May-December relationships are certainly common. About 8% of all married heterosexual couples have an age gap of ten years or more (there is very little data available for same-sex couples). Most of these are the cliche — an older man with a younger woman. About 1% involve an older woman with a younger man. But do they ever work?

The short answer is: at first. Men who are married to younger wives report high levels of relationship satisfaction — on par with those with no age difference – ditto wives with younger husbands. You can practically see the sparks flying in these matches. They bring out the best in each other. The younger mate makes them feel so alive, so energetic. The older spouse makes the younger feel so secure and adored. They're going bungee jumping this weekend and flying to Paris the next. Couples with significant age differences report greater trust and commitment and lower jealousy than similar-age couples.

Over time, however, the relationship happiness takes a nosedive.

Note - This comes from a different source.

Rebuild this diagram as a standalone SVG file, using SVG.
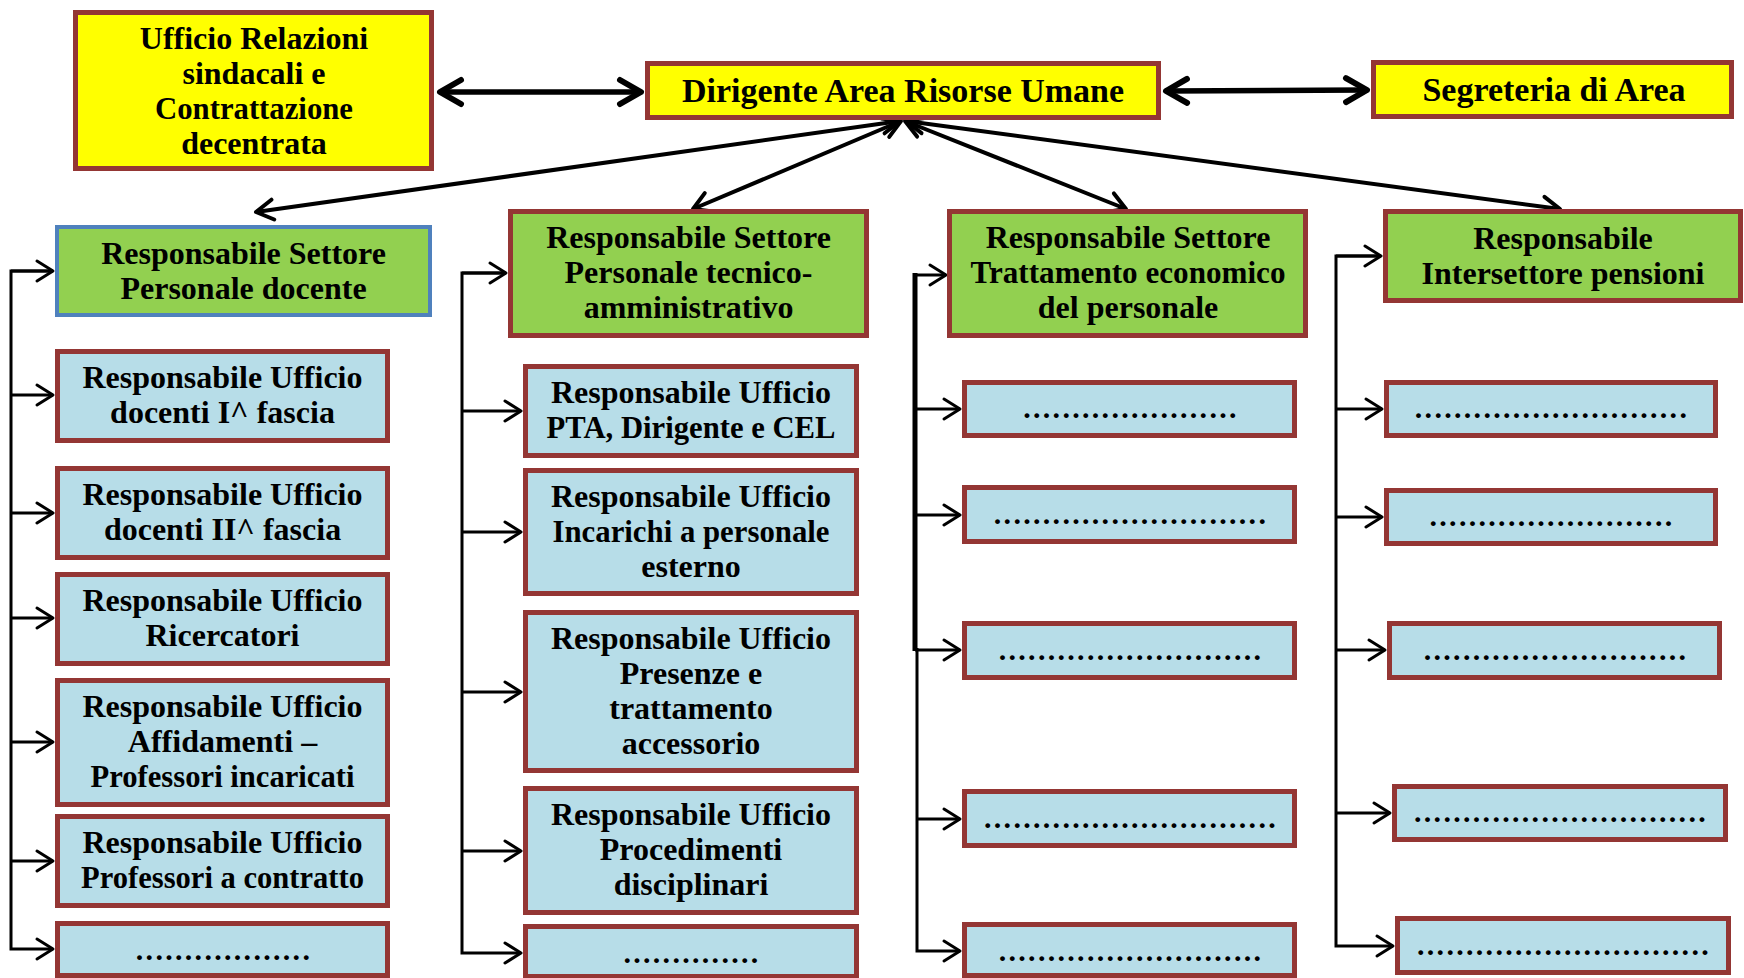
<svg xmlns="http://www.w3.org/2000/svg" width="1744" height="978" viewBox="0 0 1744 978">
<style>
  text { font-family: "Liberation Serif", "Times New Roman", serif; font-weight: bold; font-size: 32px; fill: #000; text-anchor: middle; }
  .big { font-size: 34px; }
  .dots { letter-spacing: 2.3px; font-size: 30px; }
  .yel { fill: #FFFF00; stroke: #943634; stroke-width: 5; }
  .grn { fill: #92D050; stroke: #943634; stroke-width: 5; }
  .grnb { fill: #92D050; stroke: #4F81BD; stroke-width: 4; }
  .blu { fill: #B7DDE8; stroke: #943634; stroke-width: 5; }
  .thick { stroke: #000; stroke-width: 5.5; fill: none; }
  .diag { stroke: #000; stroke-width: 4; fill: none; }
  .br { stroke: #000; stroke-width: 3; fill: none; }
</style>
<defs>
  <marker id="hBig" viewBox="-26 -16 30 32" refX="0" refY="0" markerWidth="30" markerHeight="32" markerUnits="userSpaceOnUse" orient="auto-start-reverse">
    <path d="M-21,-12 L0,0 L-21,12" fill="none" stroke="#000" stroke-width="6" stroke-linejoin="round" stroke-linecap="round"/>
  </marker>
  <marker id="hDiag" viewBox="-22 -14 26 28" refX="0" refY="0" markerWidth="26" markerHeight="28" markerUnits="userSpaceOnUse" orient="auto-start-reverse">
    <path d="M-17,-10 L0,0 L-17,10" fill="none" stroke="#000" stroke-width="4" stroke-linejoin="round" stroke-linecap="round"/>
  </marker>
  <marker id="hBr" viewBox="-22 -14 26 28" refX="0" refY="0" markerWidth="26" markerHeight="28" markerUnits="userSpaceOnUse" orient="auto">
    <path d="M-16,-10 L0,0 L-16,10" fill="none" stroke="#000" stroke-width="3" stroke-linejoin="round" stroke-linecap="round"/>
  </marker>
</defs>
<rect width="1744" height="978" fill="#FFFFFF"/>

<g id="connectors">
  <line class="thick" x1="440" y1="92" x2="641" y2="92" marker-start="url(#hBig)" marker-end="url(#hBig)"/>
  <line class="thick" x1="1166" y1="91" x2="1367" y2="90" marker-start="url(#hBig)" marker-end="url(#hBig)"/>
  <line class="diag" x1="900" y1="121" x2="256" y2="212" marker-start="url(#hDiag)" marker-end="url(#hDiag)"/>
  <line class="diag" x1="901" y1="121" x2="693" y2="209" marker-start="url(#hDiag)" marker-end="url(#hDiag)"/>
  <line class="diag" x1="905" y1="121" x2="1126" y2="209" marker-start="url(#hDiag)" marker-end="url(#hDiag)"/>
  <line class="diag" x1="906" y1="121" x2="1560" y2="209" marker-start="url(#hDiag)" marker-end="url(#hDiag)"/>

  <!-- left bracket -->
  <polyline class="br" points="53,271 11,271 11,949 53,949" marker-end="url(#hBr)"/>
  <line class="br" x1="11" y1="271" x2="53" y2="271" marker-end="url(#hBr)"/>
  <line class="br" x1="11" y1="395" x2="53" y2="395" marker-end="url(#hBr)"/>
  <line class="br" x1="11" y1="513" x2="53" y2="513" marker-end="url(#hBr)"/>
  <line class="br" x1="11" y1="618" x2="53" y2="618" marker-end="url(#hBr)"/>
  <line class="br" x1="11" y1="742" x2="53" y2="742" marker-end="url(#hBr)"/>
  <line class="br" x1="11" y1="861" x2="53" y2="861" marker-end="url(#hBr)"/>

  <!-- PTA bracket -->
  <polyline class="br" points="506,273 462,273 462,953 521,953" marker-end="url(#hBr)"/>
  <line class="br" x1="462" y1="273" x2="506" y2="273" marker-end="url(#hBr)"/>
  <line class="br" x1="462" y1="411" x2="521" y2="411" marker-end="url(#hBr)"/>
  <line class="br" x1="462" y1="532" x2="521" y2="532" marker-end="url(#hBr)"/>
  <line class="br" x1="462" y1="692" x2="521" y2="692" marker-end="url(#hBr)"/>
  <line class="br" x1="462" y1="851" x2="521" y2="851" marker-end="url(#hBr)"/>

  <!-- Trattamento bracket -->
  <line x1="915" y1="273" x2="915" y2="651" stroke="#000" stroke-width="5"/>
  <polyline class="br" points="917,648 917,951 960,951" marker-end="url(#hBr)"/>
  <line class="br" x1="915" y1="275" x2="946" y2="275" marker-end="url(#hBr)"/>
  <line class="br" x1="915" y1="409" x2="960" y2="409" marker-end="url(#hBr)"/>
  <line class="br" x1="915" y1="515" x2="960" y2="515" marker-end="url(#hBr)"/>
  <line class="br" x1="915" y1="650" x2="960" y2="650" marker-end="url(#hBr)"/>
  <line class="br" x1="917" y1="819" x2="960" y2="819" marker-end="url(#hBr)"/>

  <!-- Pensioni bracket -->
  <polyline class="br" points="1381,256 1336,256 1336,946 1393,946" marker-end="url(#hBr)"/>
  <line class="br" x1="1336" y1="256" x2="1381" y2="256" marker-end="url(#hBr)"/>
  <line class="br" x1="1336" y1="409" x2="1382" y2="409" marker-end="url(#hBr)"/>
  <line class="br" x1="1336" y1="517" x2="1382" y2="517" marker-end="url(#hBr)"/>
  <line class="br" x1="1336" y1="650" x2="1385" y2="650" marker-end="url(#hBr)"/>
  <line class="br" x1="1336" y1="813" x2="1390" y2="813" marker-end="url(#hBr)"/>
</g>

<g id="ufficio-relazioni">
  <rect class="yel" x="75.5" y="12.5" width="356" height="156"/>
  <text x="254" y="49">Ufficio Relazioni</text>
  <text x="254" y="84">sindacali e</text>
  <text x="254" y="119" textLength="198" lengthAdjust="spacingAndGlyphs">Contrattazione</text>
  <text x="254" y="154">decentrata</text>
</g>
<g id="dirigente">
  <rect class="yel" x="647.5" y="63.5" width="511" height="54"/>
  <text class="big" x="903" y="102">Dirigente Area Risorse Umane</text>
</g>
<g id="segreteria">
  <rect class="yel" x="1373.5" y="62.5" width="358" height="54"/>
  <text class="big" x="1554" y="101">Segreteria di Area</text>
</g>

<g id="settore-docente">
  <rect class="grnb" x="57" y="227" width="373" height="88"/>
  <text x="243.5" y="264">Responsabile Settore</text>
  <text x="243.5" y="299">Personale docente</text>
</g>
<g id="settore-pta">
  <rect class="grn" x="510.5" y="211.5" width="356" height="124"/>
  <text x="688.5" y="248">Responsabile Settore</text>
  <text x="688.5" y="283">Personale tecnico-</text>
  <text x="688.5" y="318">amministrativo</text>
</g>
<g id="settore-trattamento">
  <rect class="grn" x="949.5" y="211.5" width="356" height="124"/>
  <text x="1128" y="248">Responsabile Settore</text>
  <text x="1128" y="283" textLength="315" lengthAdjust="spacingAndGlyphs">Trattamento economico</text>
  <text x="1128" y="318">del personale</text>
</g>
<g id="settore-pensioni">
  <rect class="grn" x="1385.5" y="211.5" width="355" height="89"/>
  <text x="1563" y="249">Responsabile</text>
  <text x="1563" y="284">Intersettore pensioni</text>
</g>

<!-- Docente column -->
<g id="uff-docenti-1">
  <rect class="blu" x="57.5" y="351.5" width="330" height="89"/>
  <text x="222.5" y="388">Responsabile Ufficio</text>
  <text x="222.5" y="423">docenti I^ fascia</text>
</g>
<g id="uff-docenti-2">
  <rect class="blu" x="57.5" y="468.5" width="330" height="89"/>
  <text x="222.5" y="505">Responsabile Ufficio</text>
  <text x="222.5" y="540">docenti II^ fascia</text>
</g>
<g id="uff-ricercatori">
  <rect class="blu" x="57.5" y="574.5" width="330" height="89"/>
  <text x="222.5" y="611">Responsabile Ufficio</text>
  <text x="222.5" y="646">Ricercatori</text>
</g>
<g id="uff-affidamenti">
  <rect class="blu" x="57.5" y="680.5" width="330" height="124"/>
  <text x="222.5" y="717">Responsabile Ufficio</text>
  <text x="222.5" y="752">Affidamenti –</text>
  <text x="222.5" y="787" textLength="264" lengthAdjust="spacingAndGlyphs">Professori incaricati</text>
</g>
<g id="uff-contratto">
  <rect class="blu" x="57.5" y="816.5" width="330" height="89"/>
  <text x="222.5" y="853">Responsabile Ufficio</text>
  <text x="222.5" y="888" textLength="283" lengthAdjust="spacingAndGlyphs">Professori a contratto</text>
</g>
<g id="uff-docenti-altro">
  <rect class="blu" x="57.5" y="923.5" width="330" height="52"/>
  <text class="dots" x="224" y="960">..................</text>
</g>

<!-- PTA column -->
<g id="uff-pta">
  <rect class="blu" x="525.5" y="366.5" width="331" height="89"/>
  <text x="691" y="403">Responsabile Ufficio</text>
  <text x="691" y="438" textLength="289" lengthAdjust="spacingAndGlyphs">PTA, Dirigente e CEL</text>
</g>
<g id="uff-incarichi">
  <rect class="blu" x="525.5" y="470.5" width="331" height="123"/>
  <text x="691" y="507">Responsabile Ufficio</text>
  <text x="691" y="542" textLength="277" lengthAdjust="spacingAndGlyphs">Incarichi a personale</text>
  <text x="691" y="577">esterno</text>
</g>
<g id="uff-presenze">
  <rect class="blu" x="525.5" y="612.5" width="331" height="158"/>
  <text x="691" y="649">Responsabile Ufficio</text>
  <text x="691" y="684">Presenze e</text>
  <text x="691" y="719">trattamento</text>
  <text x="691" y="754">accessorio</text>
</g>
<g id="uff-disciplinari">
  <rect class="blu" x="525.5" y="788.5" width="331" height="124"/>
  <text x="691" y="825">Responsabile Ufficio</text>
  <text x="691" y="860">Procedimenti</text>
  <text x="691" y="895">disciplinari</text>
</g>
<g id="uff-pta-altro">
  <rect class="blu" x="525.5" y="926.5" width="331" height="50"/>
  <text class="dots" x="692" y="963">..............</text>
</g>

<!-- Trattamento column -->
<g id="uff-tratt-1">
  <rect class="blu" x="964.5" y="382.5" width="330" height="53"/>
  <text class="dots" x="1131" y="418">......................</text>
</g>
<g id="uff-tratt-2">
  <rect class="blu" x="964.5" y="487.5" width="330" height="54"/>
  <text class="dots" x="1131" y="524">............................</text>
</g>
<g id="uff-tratt-3">
  <rect class="blu" x="964.5" y="623.5" width="330" height="54"/>
  <text class="dots" x="1131" y="660">...........................</text>
</g>
<g id="uff-tratt-4">
  <rect class="blu" x="964.5" y="791.5" width="330" height="54"/>
  <text class="dots" x="1131" y="828">..............................</text>
</g>
<g id="uff-tratt-5">
  <rect class="blu" x="964.5" y="924.5" width="330" height="51"/>
  <text class="dots" x="1131" y="961">...........................</text>
</g>

<!-- Pensioni column -->
<g id="uff-pens-1">
  <rect class="blu" x="1386.5" y="382.5" width="329" height="53"/>
  <text class="dots" x="1552" y="418">............................</text>
</g>
<g id="uff-pens-2">
  <rect class="blu" x="1386.5" y="490.5" width="329" height="53"/>
  <text class="dots" x="1552" y="526">.........................</text>
</g>
<g id="uff-pens-3">
  <rect class="blu" x="1389.5" y="623.5" width="330" height="54"/>
  <text class="dots" x="1556" y="660">...........................</text>
</g>
<g id="uff-pens-4">
  <rect class="blu" x="1394.5" y="786.5" width="331" height="53"/>
  <text class="dots" x="1561" y="822">..............................</text>
</g>
<g id="uff-pens-5">
  <rect class="blu" x="1397.5" y="918.5" width="331" height="54"/>
  <text class="dots" x="1564" y="955">..............................</text>
</g>
</svg>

"The people who are married to a much older or younger spouse tend to have larger declines in marital satisfaction over time compared to those who are married to spouses who are similar in age," Terra McKinnish, economics professor at the University of Colorado and co-author to a study published in Journal of Population Economicssaid.

Both men and women married to significantly older spouses are markedly less satisfied.

Other studies have found comparable results. "The larger the age gap between you and your partner, the more likely your marriage will end in divorce," Randy Olson, a senior data scientist at the University of Pennsylvania told AARP. "Only being one to five years away from your partner is nothing to worry about, but if you're old enough to be your partner's parent, then your marriage might be in trouble."

But is this necessarily a death knell?

"I have seen couples with significant age differences bridge that gap," relationship expert Rachel A. Sussman, LCSW, toldInsider. "They have to have a sense of humor and be comfortable discussing the pitfalls. I also think it works well when the younger partner is very mature for his/her age, and the older partner is playful and perhaps a bit immature."

Hear that? A sense of humor, ability to communicate? Age is not the sole predictor of relationship satisfaction. No one single factor spells doom in a relationship. Happiness between two people depends on a constellation of factors, including listening, fighting fair, and making time to foster physical and emotional intimacy, reports Psychology Today. There's also similarity. If you're ten years apart in age but both love reading mystery novels, taking long road trips, and going to bed early, you could be golden together forever.

One obstacle couples with a significant age difference may face is a social stigma. Research from Oakland University finds people often have strong, negative reactions to age-gap relationships because they assume there's an aspect of exploitation in the relationship, an exchange-based partnership (e.g., sex for a certain lifestyle) rather than a care-based partnership.

But having to overcome such an obstacle together as a team could strengthen a couple since one of the aspects of a happy partnership is working as a team.

"It is not a lack of love," wrote Friedrich Nietzsche, "but a lack of friendship that makes unhappy marriages." And a good friendship can span any age gap.